By its holding today, the majority has, in effect, rendered inoperative both the language and the underlying purpose of the relevant Delaware and New York statutes governing "close corporations”. According to the majority’s reasoning, the only requirements for upholding an otherwise unlawful shareholder agreement which concededly deprives the directors of all discretionary authority are that all of the shareholders concur in the agreement and that no "intervening rights of third persons” exist at the time enforcement of the agreement is sought. The statutes in question also recognize these factors as conditions precedent to the enforcement of *112shareholder agreements to "sterilize” a corporate board of directors (Del General Corporation Law, § 351; Business Corporation Law, § 620, subd [b], pars [l]-[2]; subd [g]). But the laws of both jurisdictions go further, requiring in each case that the "close corporation” give notice of its unorthodox management structure through its filed certificate of incorporation. The obvious purpose of such a requirement is to prevent harm to the public before it occurs. If, as the majority’s holding suggests, this requirement of notice to the public through the certificate of incorporation is without legal effect unless and until a third party’s interests have actually been impaired, then the prophylactic purposes of the statutes governing "close corporations” would effectively be defeated. It is this aspect of the majority’s ruling that I find most difficult to accept.
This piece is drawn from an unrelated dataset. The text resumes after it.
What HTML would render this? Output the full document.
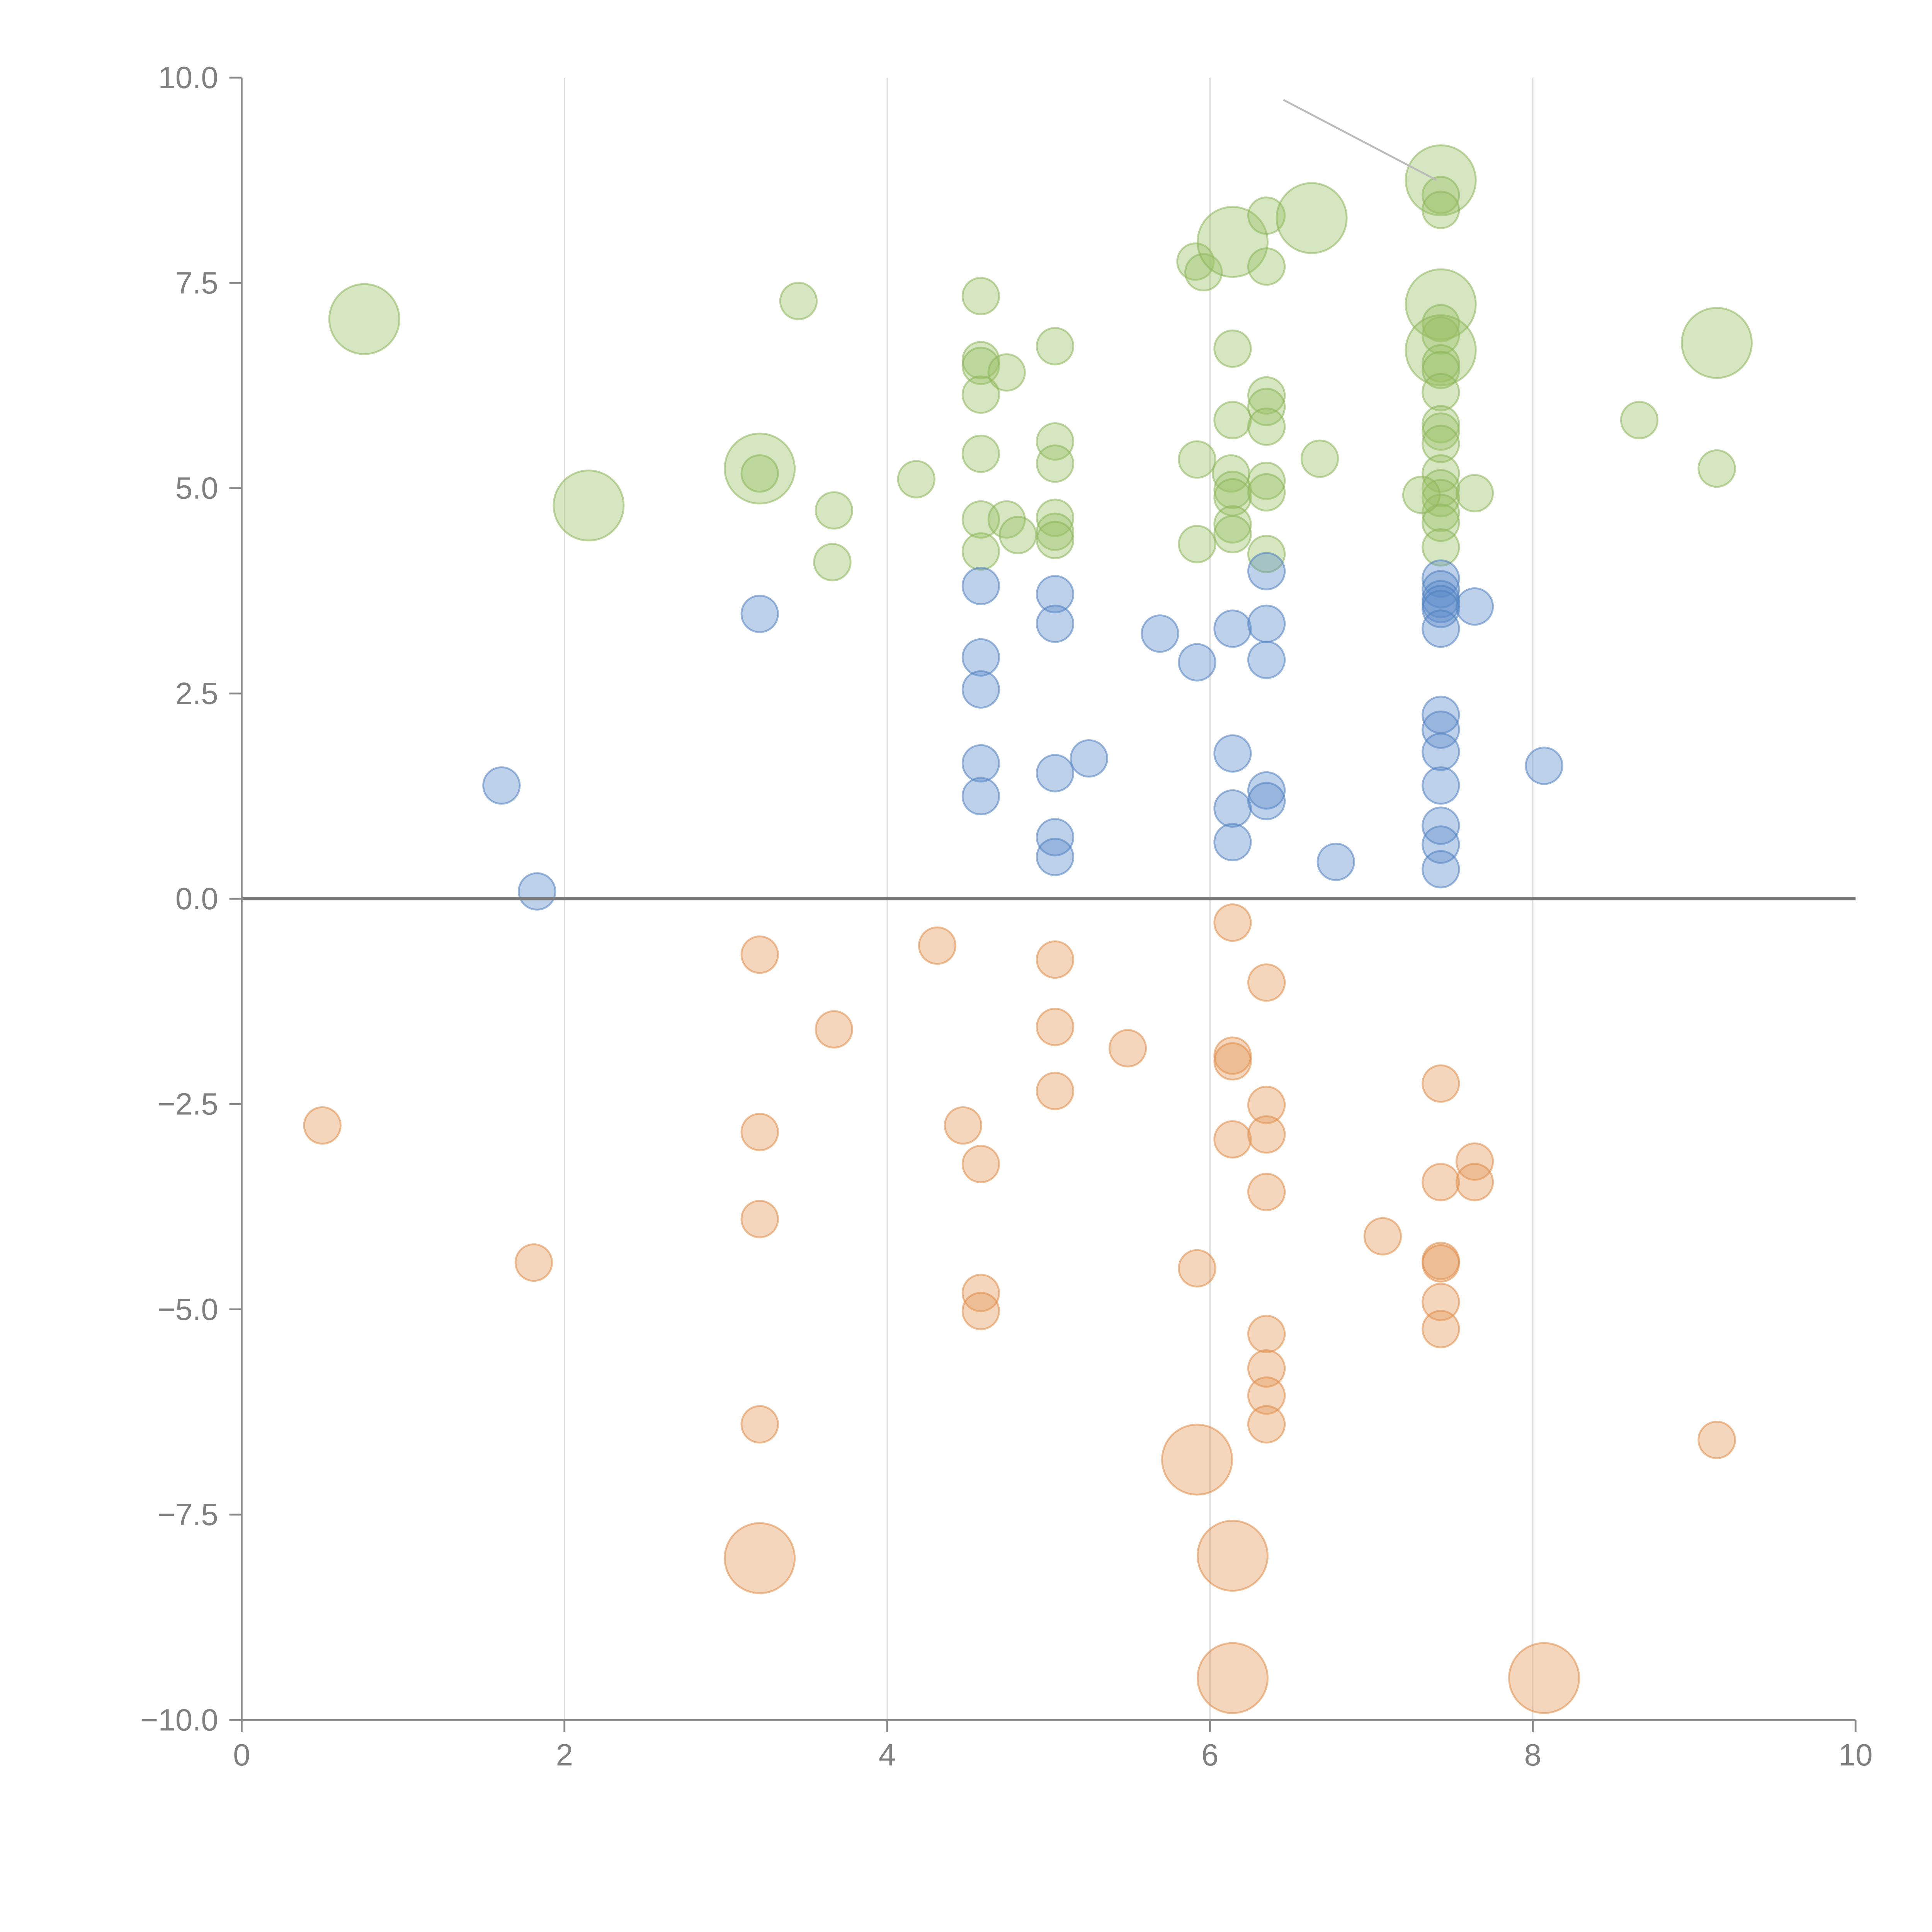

For all of the foregoing reasons, I must respectfully dissent and cast my vote to modify the order of the Appellate Division by directing dismissal of plaintiff’s first cause of action.
Judges Jasen, Jones and Fuchsberg concur with Judge Meyer; Judge Gabrielli dissents in part and votes to modify in a separate opinion in which Chief Judge Cooke and Judge Wachtler concur.
Order modified, with costs to plaintiffs, in accordance with the opinion herein and, as so modified, affirmed.

 Since their interests and rights are identical in the present appeal, plaintiffs Zion and Gross will be referred to in the singular as "plaintiff” for the sake of convenience.